I wondered if I had somehow offended a bunch of friends, or had just not been found worthy of a silly post. Or perhaps it was karma, after all, I myself do not make a point of wishing birthday people on Facebook every day. Facebook, the great connector, has made it super easy to wish someone on their birthday. They remind you of whose birthday it is, and whose is coming up in the next few days. You don’t even have to go to the birthday boy or girl’s wall anymore to wish them, Facebook brings up a convenient pop-up box which links to their wall.

Writing a message and posting it can’t possibly take longer than sixty seconds. Before I let myself indulge in sad reveries on the subject of why I was only worth sixty seconds to four people, I also checked my Facebook on my phone and to my relief discovered (darn that !*#$ Timeline) that I actually had a whole forty-something posts. Then I decided to research this phenomenon a bit more and looked at how many birthday wishes friends who recently had birthdays had received, and saw that they ranged from ten posts to sixty-plus.

I started wondering if the number of Facebook wall wishes on one’s birthday was an indication of one’s popularity or rather of how well mannered ones Facebook friends are.
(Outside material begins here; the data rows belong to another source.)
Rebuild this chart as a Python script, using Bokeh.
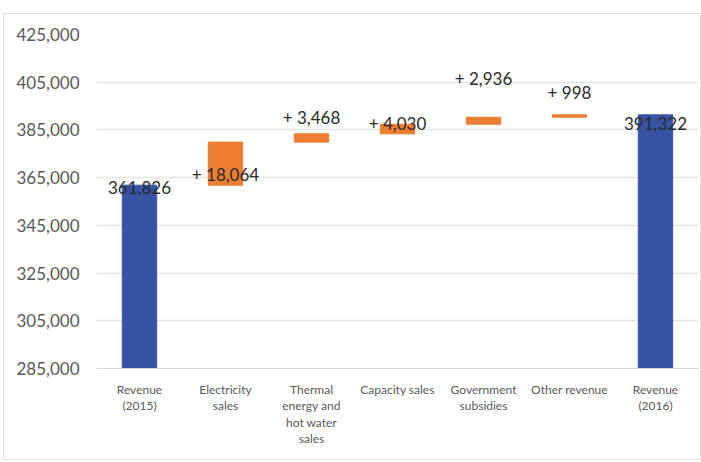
from bokeh.plotting import figure
from bokeh.models import ColumnDataSource, FixedTicker, NumeralTickFormatter, Range1d
from bokeh.core.properties import value
from bokeh.embed import file_html
from bokeh.resources import INLINE

# ---- data ----
categories = ["Revenue\n(2015)", "Electricity\nsales", "Thermal\nenergy and\nhot water\nsales",
              "Capacity sales", "Government\nsubsidies", "Other revenue", "Revenue\n(2016)"]
start_value = 361826
deltas = [18064, 3468, 4030, 2936, 998]
end_value = 391322
value_labels = ["361,826", "+ 18,064", "+ 3,468", "+ 4,030", "+ 2,936", "+ 998", "391,322"]
label_y = [360900, 366500, 390400, 387900, 406750, 400700, 387700]
yticks = [285000, 305000, 325000, 345000, 365000, 385000, 405000, 425000]

# ---- build waterfall geometry from the values ----
bottoms, tops, colors = [], [], []
BLUE = "#3953A4"
ORANGE = "#ED7D31"
bottoms.append(yticks[0]); tops.append(start_value); colors.append(BLUE)
running = start_value
for d in deltas:
    bottoms.append(running); tops.append(running + d); colors.append(ORANGE)
    running += d
bottoms.append(yticks[0]); tops.append(end_value); colors.append(BLUE)

bars = ColumnDataSource(dict(x=categories, bottom=bottoms, top=tops, color=colors))
labels = ColumnDataSource(dict(x=categories, y=label_y, text=value_labels))

FONT = "Lato"

p = figure(x_range=categories, y_range=Range1d(yticks[0], yticks[-1]),
           width=698, height=447, output_backend="svg", toolbar_location=None,
           min_border_left=92, min_border_right=4, min_border_top=20, min_border_bottom=93)
p.margin = (13, 0, 0, 3)
p.styles = {"border": "1px solid #e0e0e0"}

p.vbar(x="x", bottom="bottom", top="top", width=0.4, color="color", source=bars)
p.text(x="x", y="y", text="text", source=labels, text_align="center",
       text_baseline="middle", text_font=value(FONT), text_font_size="17px",
       text_color="#2b2b2b")

p.outline_line_color = None
p.background_fill_color = "white"
p.border_fill_color = "white"

p.yaxis.ticker = FixedTicker(ticks=yticks)
p.yaxis.formatter = NumeralTickFormatter(format="0,0")
p.yaxis.axis_line_color = None
p.yaxis.major_tick_line_color = None
p.yaxis.minor_tick_line_color = None
p.yaxis.major_label_text_font = FONT
p.yaxis.major_label_text_font_size = "17px"
p.yaxis.major_label_text_color = "#595959"
p.yaxis.major_label_standoff = 11

p.xaxis.axis_line_color = "#d9d9d9"
p.xaxis.major_tick_line_color = None
p.xaxis.minor_tick_line_color = None
p.xaxis.major_label_text_font = FONT
p.xaxis.major_label_text_font_size = "12px"
p.xaxis.major_label_text_color = "#595959"
p.xaxis.major_label_standoff = 7
p.xaxis.major_label_text_line_height = 1.1

p.xgrid.grid_line_color = None
p.ygrid.grid_line_color = "#e3e3e3"
p.ygrid.grid_line_width = 1.5

open("out.html", "w").write(file_html(p, INLINE))
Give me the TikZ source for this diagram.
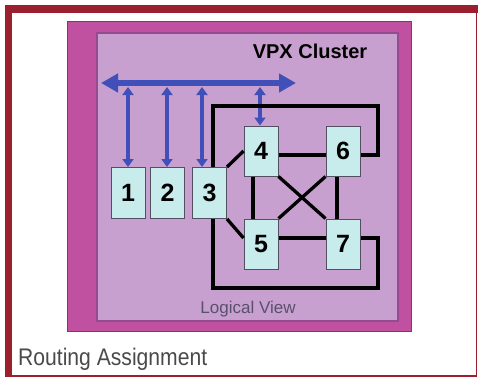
\documentclass[tikz,border=0pt]{standalone}
\usepackage{fontspec}
\setmainfont{Liberation Sans}
\definecolor{framered}{RGB}{154, 32, 48}
\definecolor{clustermag}{RGB}{192, 80, 160}
\definecolor{clusteredge}{RGB}{122, 58, 106}
\definecolor{viewlilac}{RGB}{200, 160, 208}
\definecolor{viewedge}{RGB}{150, 74, 144}
\definecolor{cardcyan}{RGB}{200, 236, 236}
\definecolor{cardedge}{RGB}{80, 80, 96}
\definecolor{busblue}{RGB}{64, 80, 184}
\definecolor{captiongray}{RGB}{74, 74, 74}
\definecolor{viewgray}{RGB}{90, 80, 110}
\usetikzlibrary{arrows.meta, calc}

\begin{document}
\begin{tikzpicture}[x=1pt, y=-1pt,
  card/.style={draw=cardedge, line width=1pt, fill=cardcyan, minimum width=34pt,
    minimum height=51pt, inner sep=0pt, font=\fontsize{25}{28}\selectfont\bfseries},
  link/.style={line width=3.3pt, black},
  updown/.style={busblue, line width=3.6pt,
    {Triangle[width=11pt,length=8pt]}-{Triangle[width=11pt,length=8pt]}},
]
\useasboundingbox (0,0) rectangle (478,377);
\fill[white] (0,0) rectangle (478,377);

% Slide frame
\fill[framered] (5,5) rectangle (478,13);
\fill[framered] (5,5) rectangle (12,377);
\draw[framered, line width=1.3pt] (476.5,13) -- (476.5,376) -- (12,376);

% Cluster panel
\filldraw[fill=clustermag, draw=clusteredge, line width=1pt] (67,22) rectangle (411,331);
\filldraw[fill=viewlilac, draw=viewedge, line width=1.5pt] (97,33) rectangle (398,321);
\node[font=\fontsize{20}{24}\selectfont\bfseries] (title) at (310,51) {VPX Cluster};
\node[font=\fontsize{17}{20}\selectfont, text=viewgray] (view) at (248,309) {Logical View};

% Boards
\node[card] (b1) at (128,193) {1};
\node[card] (b2) at (167.5,193) {2};
\node[card] (b3) at (209.5,193) {3};
\node[card, minimum height=50pt] (b4) at (261,151) {4};
\node[card, minimum height=50pt] (b6) at (343,151) {6};
\node[card, minimum height=50pt] (b5) at (261,244) {5};
\node[card, minimum height=50pt] (b7) at (343,244) {7};

% Bus
\coordinate (busL) at (101,83);
\coordinate (busR) at (296,83);
\draw[busblue, line width=6.5pt, {Triangle[width=18pt,length=17pt]}-{Triangle[width=18pt,length=17pt]}]
  (busL) -- (busR);
\coordinate (t1) at (128,87);
\coordinate (t2) at (167,87);
\coordinate (t3) at (202,87);
\coordinate (t4) at (260,87);
\draw[updown] (t1) -- (t1 |- b1.north);
\draw[updown] (t2) -- (t2 |- b2.north);
\draw[updown] (t3) -- (t3 |- b3.north);
\draw[updown] (t4) -- (t4 |- b4.north);

% Outer loops
\coordinate (lt) at (213,106);
\coordinate (rt) at (378,106);
\coordinate (lb) at (213,288);
\coordinate (rb) at (378,288);
\draw[link] (lt |- b3.north) -- (lt) -- (rt) -- (rt |- 0,155) -- ([yshift=-4pt]b6.east);
\draw[link] (lb |- b3.south) -- (lb) -- (rb) -- (rb |- 0,238) -- ([yshift=6pt]b7.east);

% Mesh links
\draw[link] (b3.north east) -- (b4.west);
\draw[link] (b3.south east) -- ([yshift=6pt]b5.west);
\draw[link] ([yshift=-4pt]b4.east) -- ([yshift=-4pt]b6.west);
\draw[link] ([yshift=6pt]b5.east) -- ([yshift=6pt]b7.west);
\draw[link] ([xshift=-8pt]b4.south) -- ([xshift=-8pt]b5.north);
\draw[link] ([xshift=-6pt]b6.south) -- ([xshift=-6pt]b7.north);
\draw[link] (b4.south east) -- (b7.north west);
\draw[link] (b6.south west) -- (b5.north east);

% Caption
\node[anchor=west, inner sep=0pt, xscale=0.88, text=captiongray, font=\fontsize{24}{28}\selectfont] (caption) at (18,359) {Routing Assignment};
\end{tikzpicture}
\end{document}
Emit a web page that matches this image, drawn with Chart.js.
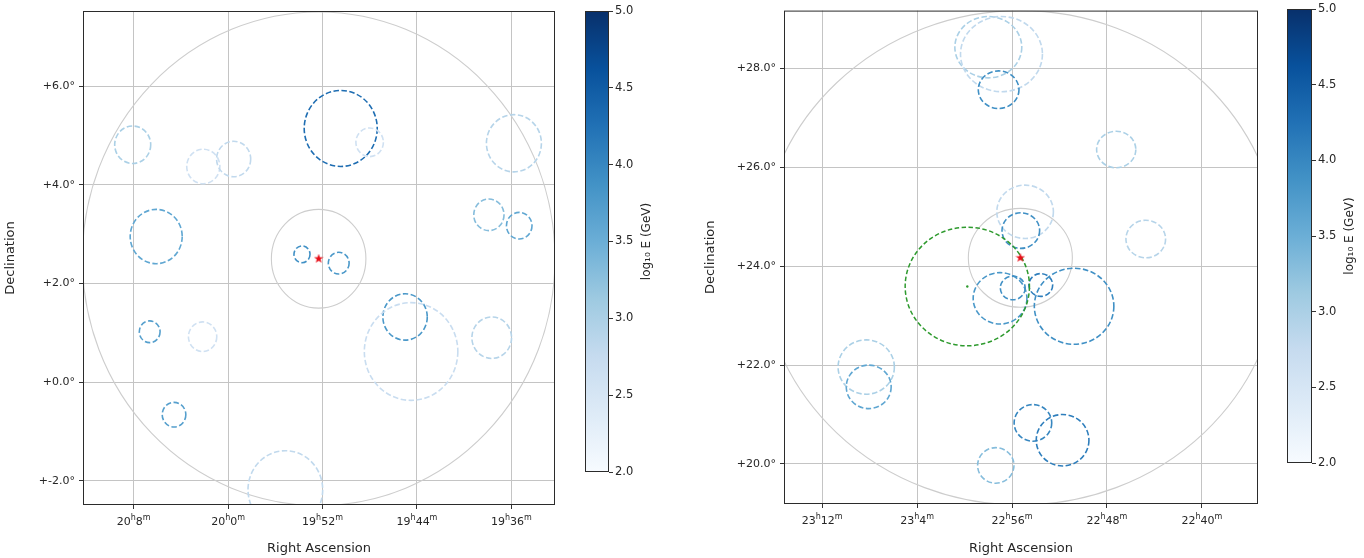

I decided to ask some friends about their feelings about Facebook birthday wishes. All of them looked at Facebook on the day, so checking one’s Facebook posts has definitely become a task to complete on one’s birthday. Most people have only a rough idea of who posted on their wall. The friends I asked all seemed to be more pleasantly surprised at messages from people they didn’t expect wishes from, rather than being peeved at those who didn’t wish them. Nobody seemed to keep tabs on who the wishes came from.

Its seems that as long as a bunch of people wished you, it doesn’t really matter who they are. This random group love is experienced as superficial by those that can remember a pre-Facebook age. To them, Facebook ranks the lowest on the hierarchy of communication devices. First prize is a face to face birthday visit, after that a phone call, then an SMS, and then a Facebook post. To pre-Facebook agers it would be an insult if a very good friend wrote a wish on their wall instead of phoning or visiting them. To younger people, it doesn’t seem to matter which media was used for the wish, they seem to see it as a matter of what was the most convenient way of getting in touch on the day.

There are some very polite people who will wish the people important to them using all of the above-mentioned media, ‘just to make sure.’ Then there was the incident where one of my students invited all her friends to her 21st birthday party on Facebook. Only three guests out of about the 50 she invited showed up. She was devastated. Afterwards her friends said if she had really wanted them to be there she surely would have sms-ed them or spoken to them personally. Facebook made her birthday a non-event. But that is a topic for another day. So if I had to conclude this with a marketing tip, if I had a database I would find a way to send my customers a nice birthday message on their wall. Because I would rather have a brand being part of the collective Facebook birthday group hug than have no wishes at all.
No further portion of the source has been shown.